More Noted Things
Clive James,"Kingsley without the Women," TimesOnline, 31 January, reviews Zachary Leader, The Life of Kingsley Amis. Thanks to Arts & Letters Daily for the tip.
Manan Ahmed calls my attention to the fact that two of our academic colleagues, Sami al-Arian formerly of the University of South Flordia, now in the Northern Neck Regional Jail in Warsaw, Virginia, and James Sherley at MIT, have begun hunger strikes in protest of judgments against them. I don't know enough about their cases to evaluate their merits. I'm all too familiar with the personal sense of being up against an intractable system that drives a person to a hunger strike.

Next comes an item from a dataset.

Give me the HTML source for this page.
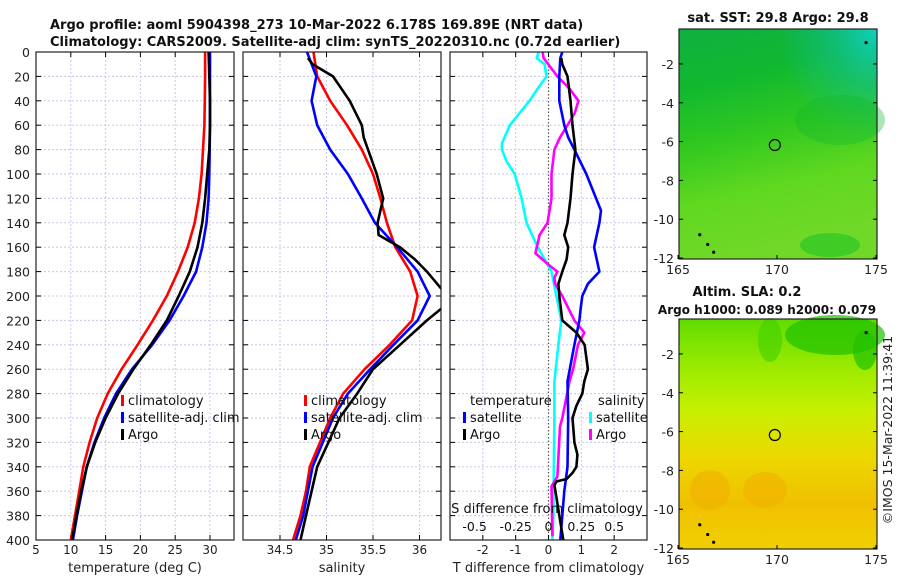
<!DOCTYPE html>
<html><head><meta charset="utf-8"><style>
body{margin:0;background:#fff;}
svg{display:block;font-family:"DejaVu Sans","Liberation Sans",sans-serif;}
</style></head><body>
<svg id="c" width="900" height="580" viewBox="0 0 900 580" xmlns="http://www.w3.org/2000/svg">
<defs>
<linearGradient id="sstG" x1="0" y1="0" x2="0.2" y2="1">
<stop offset="0" stop-color="#10b040"/><stop offset="0.25" stop-color="#10b830"/><stop offset="0.5" stop-color="#30c820"/><stop offset="0.75" stop-color="#60d820"/><stop offset="1" stop-color="#70d828"/></linearGradient>
<radialGradient id="sstC" cx="1" cy="0" r="0.5"><stop offset="0" stop-color="#10d0c0"/><stop offset="0.5" stop-color="#10c0a0" stop-opacity="0.5"/><stop offset="1" stop-color="#10c0a0" stop-opacity="0"/></radialGradient>
<linearGradient id="slaG" x1="0" y1="0" x2="0" y2="1">
<stop offset="0" stop-color="#60dc00"/><stop offset="0.2" stop-color="#98ea00"/><stop offset="0.4" stop-color="#c8f000"/><stop offset="0.6" stop-color="#ecd800"/><stop offset="0.8" stop-color="#f0c000"/><stop offset="1" stop-color="#f0d000"/></linearGradient>
</defs>
</svg>
<script>
const depths=[0,20,40,60,80,100,120,140,160,180,200,220,240,260,280,300,320,340,360,380,400];
const tArgo=[29.8,29.9,30,30,29.9,29.6,29.3,28.9,28.2,27.1,25.5,23.8,21.5,19,16.8,15,13.5,12.3,11.5,10.8,10.2];
const tClim=[29.3,29.3,29.25,29.2,29.0,28.8,28.4,27.8,26.8,25.4,23.8,21.8,19.6,17.3,15.3,13.8,12.7,11.8,11.2,10.6,10.0];
const tSat=[30,30,30,30,29.95,29.9,29.8,29.5,28.9,28,26.2,24.2,21.7,18.8,16.5,14.8,13.4,12.3,11.6,10.9,10.3];
const sClim=[34.86,34.9,35.04,35.22,35.38,35.5,35.58,35.65,35.74,35.9,35.98,35.92,35.68,35.41,35.18,35.04,34.93,34.82,34.78,34.72,34.64];
const sSat=[34.79,34.89,34.84,34.9,35.04,35.23,35.38,35.52,35.76,35.98,36.11,35.98,35.72,35.47,35.23,35.07,34.96,34.85,34.8,34.75,34.67];
const sArgoDepth=[5,10,20,40,60,70,100,120,140,150,160,170,180,200,210,220,240,260,280,300,320,340,360,380,400];
const sArgo=[34.8,34.85,35.07,35.25,35.38,35.4,35.54,35.61,35.55,35.56,35.79,35.95,36.08,36.3,36.24,36.08,35.79,35.5,35.33,35.14,35.02,34.9,34.84,34.78,34.72];
const dSatTDepth=[0,5,20,40,60,70,80,100,120,130,140,160,180,190,200,210,220,240,270,300,340,360,380,400];
const dSatT=[0.42,0.36,0.33,0.33,0.48,0.6,0.79,1.15,1.45,1.6,1.55,1.39,1.55,1.2,1.03,0.98,0.94,0.79,0.58,0.6,0.58,0.48,0.42,0.36];
const dArgoTDepth=[5,10,20,40,60,80,100,120,140,150,160,170,180,190,200,220,230,240,260,270,280,290,300,320,330,340,345,350,352,355,370,390,400];
const dArgoT=[0.39,0.42,0.58,0.67,0.73,0.82,0.73,0.67,0.58,0.48,0.6,0.55,0.42,0.3,0.33,0.42,0.85,1.1,1.2,1.09,1.03,0.85,0.73,0.79,0.88,0.85,0.73,0.55,0.25,0.18,0.27,0.39,0.45];
const dSatSDepth=[0,5,10,20,30,40,60,75,80,90,100,120,140,160,180,200,220,240,270,300,340,380,400];
const dSatS=[-0.3,-0.36,-0.12,-0.06,-0.33,-0.58,-1.18,-1.42,-1.42,-1.27,-1.03,-0.82,-0.67,-0.33,0.09,0.24,0.39,0.3,0.18,0.18,0.16,0.15,0.12];
const dArgoSDepth=[0,5,20,30,40,50,60,70,80,100,120,140,150,165,175,180,185,190,200,220,230,240,260,270,300,307,348,356,397];
const dArgoS=[-0.18,-0.15,0.27,0.64,0.91,0.8,0.58,0.35,0.18,0.09,0.09,-0.03,-0.27,-0.4,0.03,0.27,0.18,0.2,0.42,0.79,1.09,0.9,0.75,0.64,0.42,0.35,0.27,0.09,0.12];
const tTicks=[5,10,15,20,25,30];
const sTicks=[34.5,35,35.5,36];
const dTicks=[-2,-1,0,1,2];
const sDiffTicks=["-0.5","-0.25","0","0.25","0.5"];
const latTicks=[-2,-4,-6,-8,-10,-12];
const lonTicks=[165,170,175];

const svg=document.getElementById('c');
const NS='http://www.w3.org/2000/svg';
function mk(tag,attrs,parent,text){const e=document.createElementNS(NS,tag);for(const k in attrs)e.setAttribute(k,attrs[k]);if(text!==undefined)e.textContent=text;(parent||svg).appendChild(e);return e;}
const Y0=52,Y1=540;
const yD=d=>Y0+(d/400)*(Y1-Y0);
const P1={x0:36,x1:234,v0:5,v1:5+(234-36)*25/174};
const P2={x0:243,x1:441,v0:34.5-(280-243)/93,v1:34.5+(441-280)/93};
const P3={x0:450,x1:647,v0:-3,v1:3};
const sx=(P,v)=>P.x0+(v-P.v0)/(P.v1-P.v0)*(P.x1-P.x0);

function panel(P,name,ticks,labels,title,grid0dotted){
  const g=mk('g',{});
  
  
  mk('rect',{x:P.x0,y:Y0,width:P.x1-P.x0,height:Y1-Y0,fill:'#fff'},g);
  for(let d=20;d<400;d+=20){mk('line',{x1:P.x0,x2:P.x1,y1:yD(d),y2:yD(d),stroke:'#c8c8e8','stroke-width':1,'stroke-dasharray':'2,2'},g);}
  ticks.forEach((t,i)=>{const x=sx(P,t);
    if(grid0dotted&&t===0){mk('line',{x1:x,x2:x,y1:Y0,y2:Y1,stroke:'#555','stroke-width':1.2,'stroke-dasharray':'1.5,2'},g);}
    else mk('line',{x1:x,x2:x,y1:Y0,y2:Y1,stroke:'#c8c8e8','stroke-width':1,'stroke-dasharray':'2,2'},g);
    mk('line',{x1:x,x2:x,y1:Y1,y2:Y1-5,stroke:'#000'},g);mk('line',{x1:x,x2:x,y1:Y0,y2:Y0+5,stroke:'#000'},g);
    const tl=mk('text',{x:x,y:Y1+14,'font-size':12,'text-anchor':'middle',fill:'#222'},g,labels[i]);
    
    
  });
  for(let d=0;d<=400;d+=20){mk('line',{x1:P.x0,x2:P.x0+5,y1:yD(d),y2:yD(d),stroke:'#000'},g);mk('line',{x1:P.x1,x2:P.x1-5,y1:yD(d),y2:yD(d),stroke:'#000'},g);}
  const tt=mk('text',{x:(P.x0+P.x1)/2,y:572,'font-size':13,'text-anchor':'middle',fill:'#222'},g,title);
  
  
  return g;
}
function line(P,ds,vs,color,name,g){
  const pts=ds.map((d,i)=>[sx(P,vs[i]),yD(d)]).map(p=>p[0].toFixed(1)+','+p[1].toFixed(1)).join(' ');
  const l=mk('polyline',{points:pts,fill:'none',stroke:color,'stroke-width':2.6,'stroke-linejoin':'round'},g);
  
  
}
function clip(P,id){const cp=mk('clipPath',{id:id});mk('rect',{x:P.x0,y:Y0,width:P.x1-P.x0,height:Y1-Y0},cp);}
function legend(g,x,items){items.forEach((it,i)=>{const y=405+i*17;
  if(it.c) mk('rect',{x:x,y:y-10,width:3,height:11,fill:it.c},g);
  const t=mk('text',{x:x+(it.c?7:0),y:y,'font-size':13,fill:'#111'},g,it.t);
  
  });}

// panel 1
const g1=panel(P1,'temperature-panel',tTicks,tTicks.map(String),'temperature (deg C)');
clip(P1,'c1');const l1=mk('g',{'clip-path':'url(#c1)'},g1);
line(P1,depths,tClim,'#f00','clim-temperature-line',l1);
line(P1,depths,tSat,'#00f','satellite-temperature-line',l1);
line(P1,depths,tArgo,'#000','argo-temperature-line',l1);
legend(g1,121,[{c:'#f00',t:'climatology'},{c:'#00f',t:'satellite-adj. clim'},{c:'#000',t:'Argo'}]);
mk('rect',{x:P1.x0,y:Y0,width:P1.x1-P1.x0,height:Y1-Y0,fill:'none',stroke:'#222','stroke-width':1.2},g1);
for(let d=0;d<=400;d+=20){
  const t=mk('text',{x:30,y:yD(d)+5,'font-size':12.5,'text-anchor':'end',fill:'#222'},g1,String(d));
  
  
}
// panel 2
const g2=panel(P2,'salinity-panel',sTicks,sTicks.map(String),'salinity');
clip(P2,'c2');const l2=mk('g',{'clip-path':'url(#c2)'},g2);
line(P2,depths,sClim,'#f00','clim-salinity-line',l2);
line(P2,depths,sSat,'#00f','satellite-salinity-line',l2);
line(P2,sArgoDepth,sArgo,'#000','argo-salinity-line',l2);
legend(g2,304,[{c:'#f00',t:'climatology'},{c:'#00f',t:'satellite-adj. clim'},{c:'#000',t:'Argo'}]);
mk('rect',{x:P2.x0,y:Y0,width:P2.x1-P2.x0,height:Y1-Y0,fill:'none',stroke:'#222','stroke-width':1.2},g2);
// panel 3
const g3=panel(P3,'difference-panel',dTicks,dTicks.map(String),'T difference from climatology',true);
clip(P3,'c3');const l3=mk('g',{'clip-path':'url(#c3)'},g3);
line(P3,dSatSDepth,dSatS,'#00ffff','satellite-salinity-diff-line',l3);
line(P3,dArgoSDepth,dArgoS,'#ff00ff','argo-salinity-diff-line',l3);
line(P3,dSatTDepth,dSatT,'#0000ff','satellite-temperature-diff-line',l3);
line(P3,dArgoTDepth,dArgoT,'#000','argo-temperature-diff-line',l3);
legend(g3,470,[{t:'temperature'}]);
legend(g3,463,[{t:''},{c:'#00f',t:'satellite'},{c:'#000',t:'Argo'}]);
legend(g3,598,[{t:'salinity'}]);
legend(g3,589,[{t:''},{c:'#00ffff',t:'satellite'},{c:'#ff00ff',t:'Argo'}]);
const st=mk('text',{x:547,y:513,'font-size':13,'text-anchor':'middle',fill:'#111'},g3,'S difference from climatology');


const sdPos=[-2.25,-1,0,1,2];
sDiffTicks.forEach((s,i)=>{const t=mk('text',{x:sx(P3,sdPos[i]),y:531,'font-size':12.5,'text-anchor':'middle',fill:'#111'},g3,s);
  
  });
mk('rect',{x:P3.x0,y:Y0,width:P3.x1-P3.x0,height:Y1-Y0,fill:'none',stroke:'#222','stroke-width':1.2},g3);

// titles
const tl1=mk('text',{x:50,y:29,'font-size':13,'font-weight':'bold',fill:'#111'},svg,'Argo profile: aoml 5904398_273 10-Mar-2022 6.178S 169.89E (NRT data)');


const tl2=mk('text',{x:50,y:46,'font-size':13,'font-weight':'bold',fill:'#111'},svg,'Climatology: CARS2009. Satellite-adj clim: synTS_20220310.nc (0.72d earlier)');



// maps
function map(y0,y1,name,fillFn,title){
  const g=mk('g',{});
  
  
  const x0=679,x1=877;
  fillFn(g,x0,y0,x1,y1);
  const lat=v=>y0+(-v-0.2)/(12.05-0.2)*(y1-y0);
  const lon=v=>x0+(v-165.05)/(175.05-165.05)*(x1-x0);
  mk('circle',{cx:lon(169.89),cy:lat(-6.178),r:5.5,fill:'none',stroke:'#000','stroke-width':1.2},g);
  [[166.1,-10.8],[166.5,-11.3],[166.8,-11.7],[174.5,-0.9]].forEach(p=>mk('circle',{cx:lon(p[0]),cy:lat(p[1]),r:1.6,fill:'#000'},g));
  mk('rect',{x:x0,y:y0,width:x1-x0,height:y1-y0,fill:'none',stroke:'#222','stroke-width':1.2},g);
  latTicks.forEach(v=>{const y=lat(v);mk('line',{x1:x0,x2:x0+4,y1:y,y2:y,stroke:'#000'},g);mk('line',{x1:x1,x2:x1-4,y1:y,y2:y,stroke:'#000'},g);
    const t=mk('text',{x:x0-5,y:y+5,'font-size':12.5,'text-anchor':'end',fill:'#222'},g,String(v));
    
    });
  lonTicks.forEach(v=>{const x=lon(v);
    mk('line',{x1:x,x2:x,y1:y1,y2:y1-4,stroke:'#000'},g);
    const t=mk('text',{x:x,y:y1+15,'font-size':12.5,'text-anchor':'middle',fill:'#222'},g,String(v));
    
    });
  title.forEach(tt=>{const t=mk('text',{x:tt[0],y:tt[1],'font-size':tt[3]||13,'font-weight':'bold','text-anchor':'middle',fill:'#111'},g,tt[2]);
    
    });
}
map(29,259,'sst-map',(g,x0,y0,x1,y1)=>{
  mk('rect',{x:x0,y:y0,width:x1-x0,height:y1-y0,fill:'url(#sstG)'},g);
  mk('rect',{x:x0,y:y0,width:x1-x0,height:y1-y0,fill:'url(#sstC)'},g);
  mk('ellipse',{cx:840,cy:120,rx:45,ry:25,fill:'#10b830',opacity:0.35},g);
  mk('ellipse',{cx:830,cy:245,rx:30,ry:12,fill:'#10c020',opacity:0.5},g);
},[[778,22,'sat. SST: 29.8 Argo: 29.8']]);
map(319,549,'sla-map',(g,x0,y0,x1,y1)=>{
  mk('rect',{x:x0,y:y0,width:x1-x0,height:y1-y0,fill:'url(#slaG)'},g);
  mk('ellipse',{cx:835,cy:335,rx:50,ry:20,fill:'#20c000',opacity:0.7},g);
  mk('ellipse',{cx:865,cy:350,rx:12,ry:20,fill:'#20c000',opacity:0.7},g);
  mk('ellipse',{cx:770,cy:340,rx:12,ry:22,fill:'#40d000',opacity:0.6},g);
  mk('ellipse',{cx:710,cy:490,rx:20,ry:20,fill:'#f0b000',opacity:0.6},g);
  mk('ellipse',{cx:765,cy:490,rx:22,ry:18,fill:'#f0b000',opacity:0.6},g);
},[[747,296,'Altim. SLA: 0.2'],[767,314,'Argo h1000: 0.089 h2000: 0.079',12]]);
const ts=mk('text',{x:892,y:430,'font-size':12.5,'text-anchor':'middle',fill:'#222',transform:'rotate(-90 892 430)'},svg,'©IMOS 15-Mar-2022 11:39:41');


</script>
</body></html>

In the spring of 1994, I began a fast at Antioch College in Yellow Springs, Ohio, when the president of the college refused to receive a petition signed by half of the school's resident student body. It asked the administration to reconsider a negative tenure decision against me. His refusal even to receive the petition violated all the institution's claims to democratic process. For six weeks through the late spring, until commencement, I lived on liquids, vitamins, and electrolytes. I lost 12 to 15 pounds, but I'll never forget the mockery by a dean's wife, who asked how my"diet" was going. Insofar as it hoped to reverse the formal judgment, my fast failed. But a fast or a hunger strike is about more than that. It's about reaching into the inner-resources of the self and appealing to whatever transcendent power there may be for strength to prevail in the face of death. Thirteen years later, in that sense at least, my fast succeeded. I lived to teach elsewhere and to publish freely. I hope that Sami al-Arian and James Sherley have that vindication, at the least.